Under pressure from Washington, President Hamid Karzai has already called on the Afghan people to wage war against narcotics with the same determination and ferocity that they resisted the Soviet occupation in the 1980s. Given the economic and social realities in Afghanistan, that is an unrealistic and potentially very dangerous objective.
Despite the comments of General Jones, there has long been skepticism in U.S. and NATO military circles about the wisdom of pursuing a vigorous war on drugs in Afghanistan. Commanders correctly believe that such an effort complicates their primary mission: eradicating al-Qaeda and Taliban forces.
There is little doubt that al-Qaeda and other anti-government elements profit from the drug trade. What drug warriors refuse to acknowledge is that the connection between drug trafficking and terrorism is a direct result of making drugs illegal, thereby creating an enormous black-market premium. Not surprisingly, terrorist groups in Afghanistan and other countries are quick to exploit such a vast source of potential funding. Absent a worldwide prohibitionist policy, the profit margins in drug trafficking would be a tiny fraction of their current levels, and terrorist groups would have to seek other sources of revenue.

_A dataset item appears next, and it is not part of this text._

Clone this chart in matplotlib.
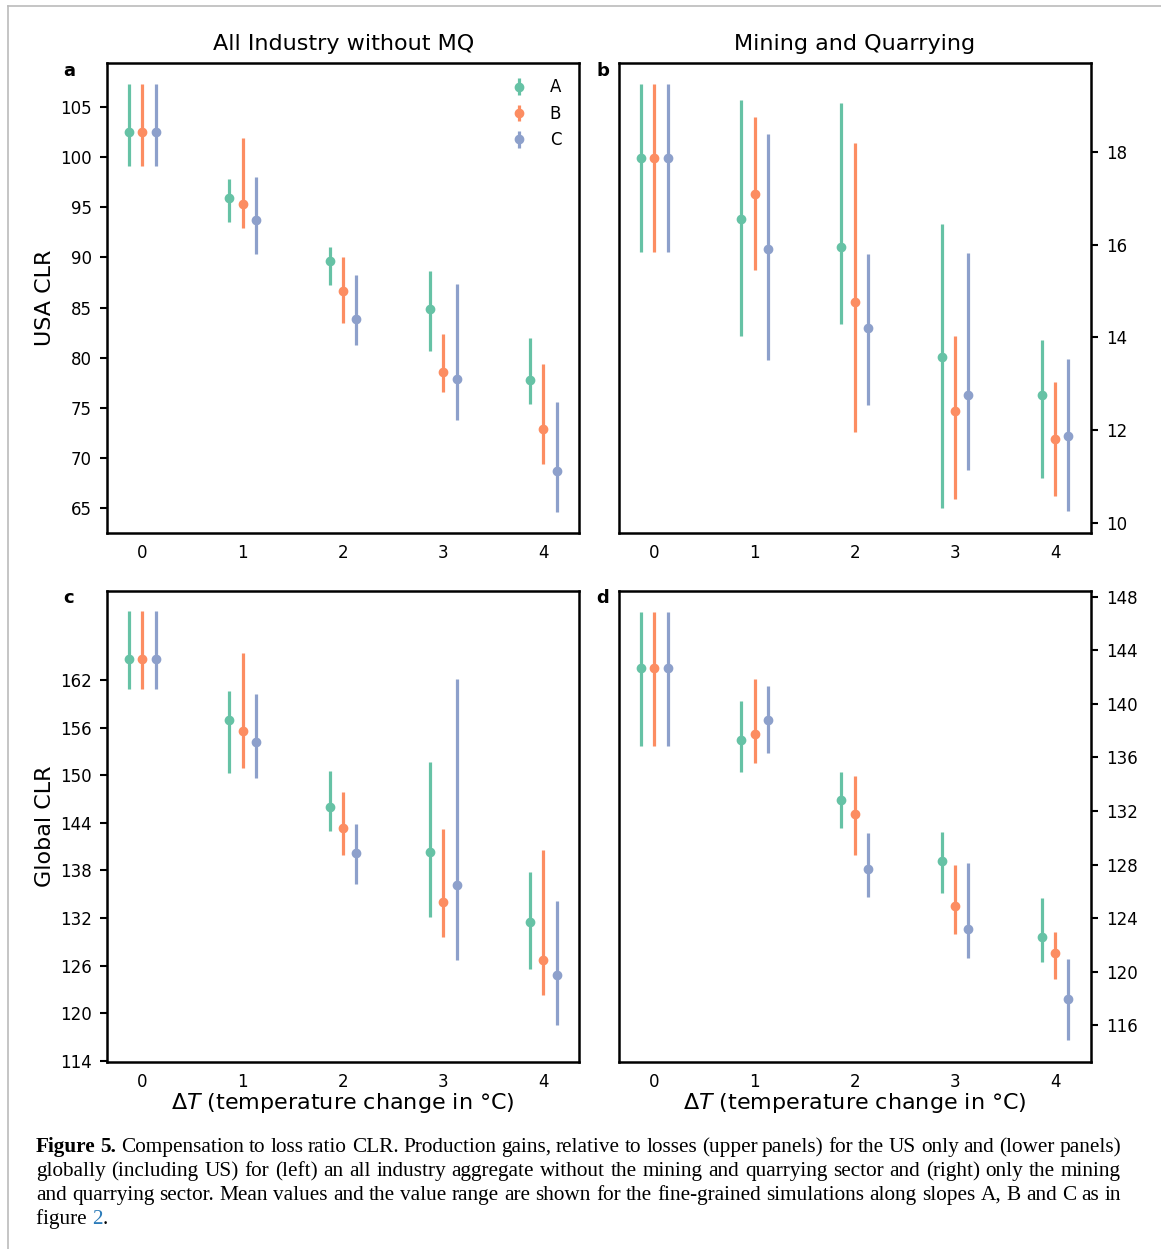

In any case, the United States faces a dilemma if it conducts a vigorous drug-eradication campaign in Afghanistan in an effort to dry up the funds flowing to al-Qaeda and the Taliban. Those are not the only factions involved in drug trafficking. Evidence has emerged that officials in Karzai’s government, perhaps even the president’s brother, are also recipients of largesse from the narcotics trade. Even more important, many of Karzai’s political allies are warlords who control the drug commerce in their respective regions. They use the resulting revenues to pay the militias that keep them in power in their fiefdoms and give them national political clout. Some of these individuals backed the Taliban when that faction was in power, switching sides only when the United States launched its military offensive in Afghanistan in October 2001. Antidrug campaigns might cause them to change their allegiance yet again.
In addition to the need to placate cooperative warlords, the U.S.-led coalition relies on poppy growers as spies for information on movements of Taliban and al-Qaeda units. Disrupting the opium crop alienates those vital sources of information.